**What the task requires:** The records that follow are to be transcribed in full, without their images.

**Information provided:**
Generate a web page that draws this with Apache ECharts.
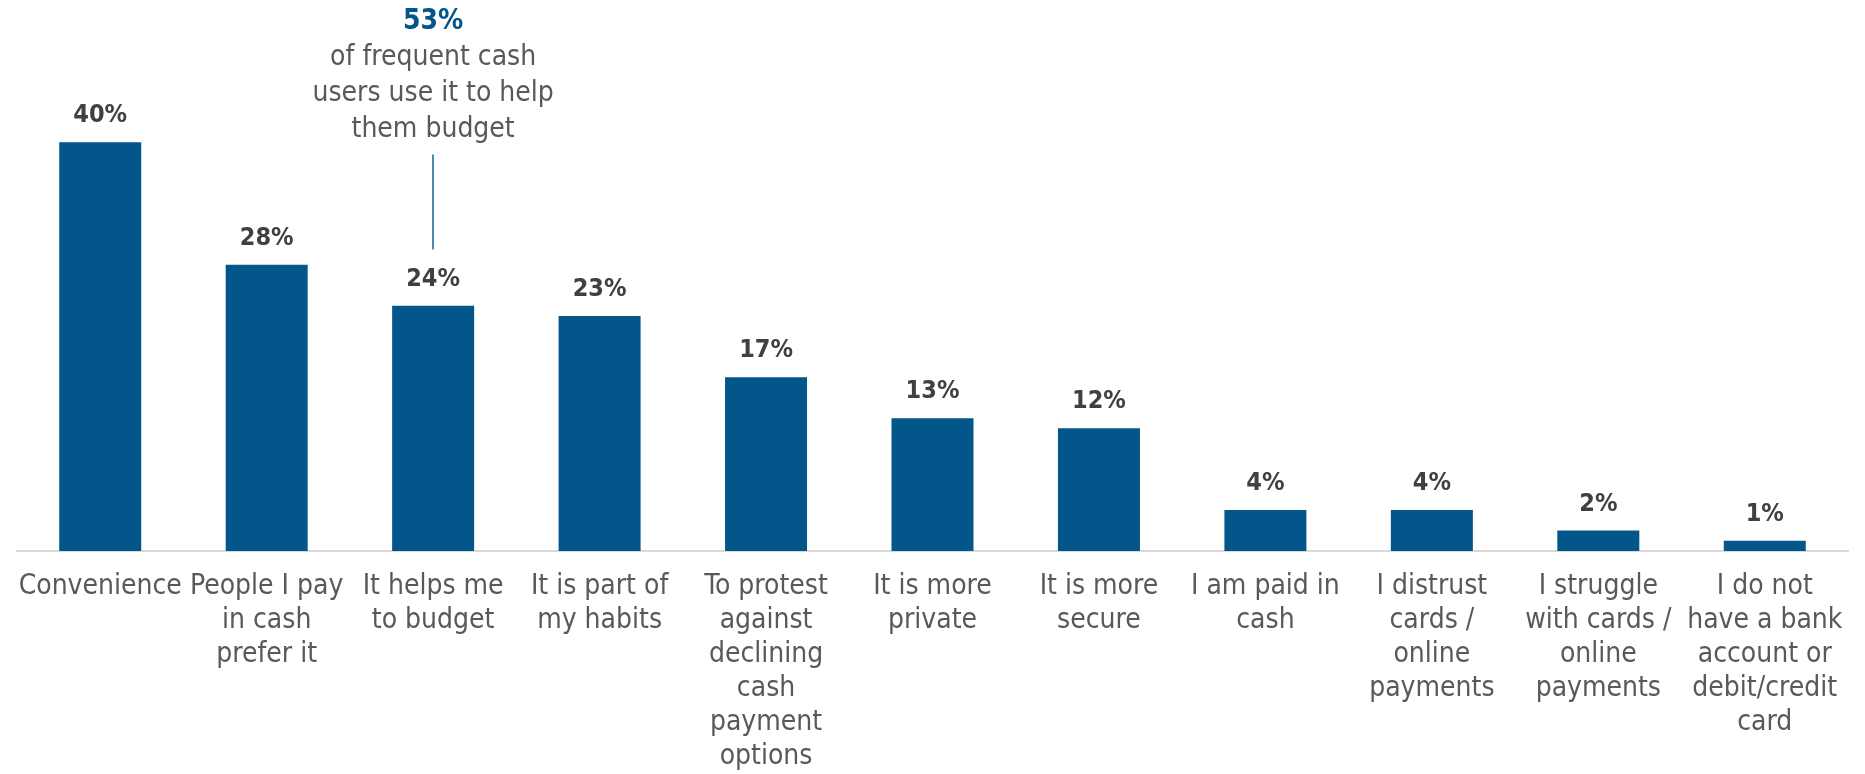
<!DOCTYPE html>
<html>
<head>
<meta charset="utf-8">
<script src="https://cdn.jsdelivr.net/npm/echarts@6/dist/echarts.min.js"></script>
<style>
html,body{margin:0;padding:0;background:#fff;}
#c{width:1865px;height:774px;}
</style>
</head>
<body>
<div id="c"></div>
<script>
const categories = [
  "Convenience",
  "People I pay\nin cash\nprefer it",
  "It helps me\nto budget",
  "It is part of\nmy habits",
  "To protest\nagainst\ndeclining\ncash\npayment\noptions",
  "It is more\nprivate",
  "It is more\nsecure",
  "I am paid in\ncash",
  "I distrust\ncards /\nonline\npayments",
  "I struggle\nwith cards /\nonline\npayments",
  "I do not\nhave a bank\naccount or\ndebit/credit\ncard"
];
const values = [40, 28, 24, 23, 17, 13, 12, 4, 4, 2, 1];
const calloutValue = "53%";
const calloutLines = ["of frequent cash", "users use it to help", "them budget"];
const calloutCategoryIndex = 2;
const leaderFrom = 29.5;
const leaderTo = 38.8;

const FONT = '"DejaVu Sans Condensed", "DejaVu Sans", sans-serif';
const BLUE = '#03568a';

const chart = echarts.init(document.getElementById('c'), null, {renderer: 'canvas'});
const option = {
  animation: false,
  backgroundColor: '#ffffff',
  grid: {left: 17, right: 17, top: 40, bottom: 221, containLabel: false},
  xAxis: {
    type: 'category',
    data: categories,
    axisLine: {show: true, lineStyle: {color: '#d9d9d9', width: 2}},
    axisTick: {show: false},
    axisLabel: {
      interval: 0,
      color: '#595959',
      fontFamily: FONT,
      fontSize: 28,
      lineHeight: 34,
      margin: 19,
      align: 'center'
    }
  },
  yAxis: {
    type: 'value', min: 0, max: 50, show: false,
    splitLine: {show: false}
  },
  series: [{
    type: 'bar',
    data: values,
    barWidth: 82,
    itemStyle: {color: BLUE},
    label: {
      show: true,
      position: 'top',
      distance: 14,
      formatter: '{c}%',
      color: '#404040',
      fontWeight: 'bold',
      fontFamily: FONT,
      fontSize: 25
    },
    markLine: {
      silent: true,
      symbol: ['none', 'none'],
      label: {show: false},
      lineStyle: {color: '#1a5f8f', width: 1.5, type: 'solid'},
      data: [[
        {coord: [categories[calloutCategoryIndex], leaderFrom]},
        {coord: [categories[calloutCategoryIndex], leaderTo]}
      ]]
    }
  }]
};
chart.setOption(option);

const px = chart.convertToPixel({xAxisIndex: 0, yAxisIndex: 0}, [categories[calloutCategoryIndex], 0])[0];
chart.setOption({
  graphic: [{
    type: 'text',
    x: px,
    y: 4,
    style: {
      text: '{a|' + calloutValue + '}\n' + calloutLines.map(l => '{b|' + l + '}').join('\n'),
      align: 'center',
      verticalAlign: 'top',
      rich: {
        a: {fontFamily: FONT, fontSize: 28, fontWeight: 'bold', fill: BLUE, lineHeight: 36, align: 'center'},
        b: {fontFamily: FONT, fontSize: 28, fill: '#595959', lineHeight: 36, align: 'center'}
      }
    }
  }]
});
</script>
</body>
</html>
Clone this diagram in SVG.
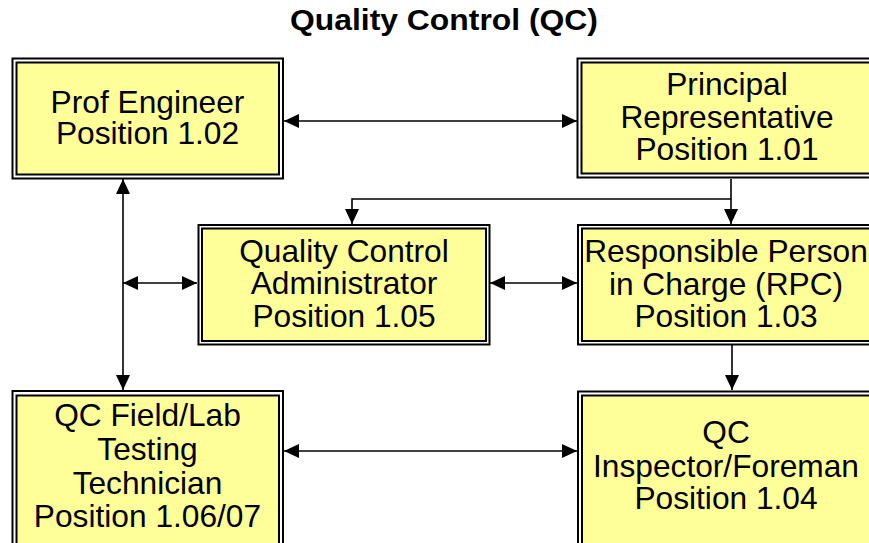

**Result for this task:**
Generate a web page that draws this with Apache ECharts.
<!DOCTYPE html>
<html>
<head>
<meta charset="utf-8">
<script src="https://cdn.jsdelivr.net/npm/echarts@6/dist/echarts.min.js"></script>
<style>
html,body{margin:0;padding:0;background:#fff;}
#c{width:1865px;height:774px;}
</style>
</head>
<body>
<div id="c"></div>
<script>
const categories = [
  "Convenience",
  "People I pay\nin cash\nprefer it",
  "It helps me\nto budget",
  "It is part of\nmy habits",
  "To protest\nagainst\ndeclining\ncash\npayment\noptions",
  "It is more\nprivate",
  "It is more\nsecure",
  "I am paid in\ncash",
  "I distrust\ncards /\nonline\npayments",
  "I struggle\nwith cards /\nonline\npayments",
  "I do not\nhave a bank\naccount or\ndebit/credit\ncard"
];
const values = [40, 28, 24, 23, 17, 13, 12, 4, 4, 2, 1];
const calloutValue = "53%";
const calloutLines = ["of frequent cash", "users use it to help", "them budget"];
const calloutCategoryIndex = 2;
const leaderFrom = 29.5;
const leaderTo = 38.8;

const FONT = '"DejaVu Sans Condensed", "DejaVu Sans", sans-serif';
const BLUE = '#03568a';

const chart = echarts.init(document.getElementById('c'), null, {renderer: 'canvas'});
const option = {
  animation: false,
  backgroundColor: '#ffffff',
  grid: {left: 17, right: 17, top: 40, bottom: 221, containLabel: false},
  xAxis: {
    type: 'category',
    data: categories,
    axisLine: {show: true, lineStyle: {color: '#d9d9d9', width: 2}},
    axisTick: {show: false},
    axisLabel: {
      interval: 0,
      color: '#595959',
      fontFamily: FONT,
      fontSize: 28,
      lineHeight: 34,
      margin: 19,
      align: 'center'
    }
  },
  yAxis: {
    type: 'value', min: 0, max: 50, show: false,
    splitLine: {show: false}
  },
  series: [{
    type: 'bar',
    data: values,
    barWidth: 82,
    itemStyle: {color: BLUE},
    label: {
      show: true,
      position: 'top',
      distance: 14,
      formatter: '{c}%',
      color: '#404040',
      fontWeight: 'bold',
      fontFamily: FONT,
      fontSize: 25
    },
    markLine: {
      silent: true,
      symbol: ['none', 'none'],
      label: {show: false},
      lineStyle: {color: '#1a5f8f', width: 1.5, type: 'solid'},
      data: [[
        {coord: [categories[calloutCategoryIndex], leaderFrom]},
        {coord: [categories[calloutCategoryIndex], leaderTo]}
      ]]
    }
  }]
};
chart.setOption(option);

const px = chart.convertToPixel({xAxisIndex: 0, yAxisIndex: 0}, [categories[calloutCategoryIndex], 0])[0];
chart.setOption({
  graphic: [{
    type: 'text',
    x: px,
    y: 4,
    style: {
      text: '{a|' + calloutValue + '}\n' + calloutLines.map(l => '{b|' + l + '}').join('\n'),
      align: 'center',
      verticalAlign: 'top',
      rich: {
        a: {fontFamily: FONT, fontSize: 28, fontWeight: 'bold', fill: BLUE, lineHeight: 36, align: 'center'},
        b: {fontFamily: FONT, fontSize: 28, fill: '#595959', lineHeight: 36, align: 'center'}
      }
    }
  }]
});
</script>
</body>
</html>
Clone this diagram in SVG.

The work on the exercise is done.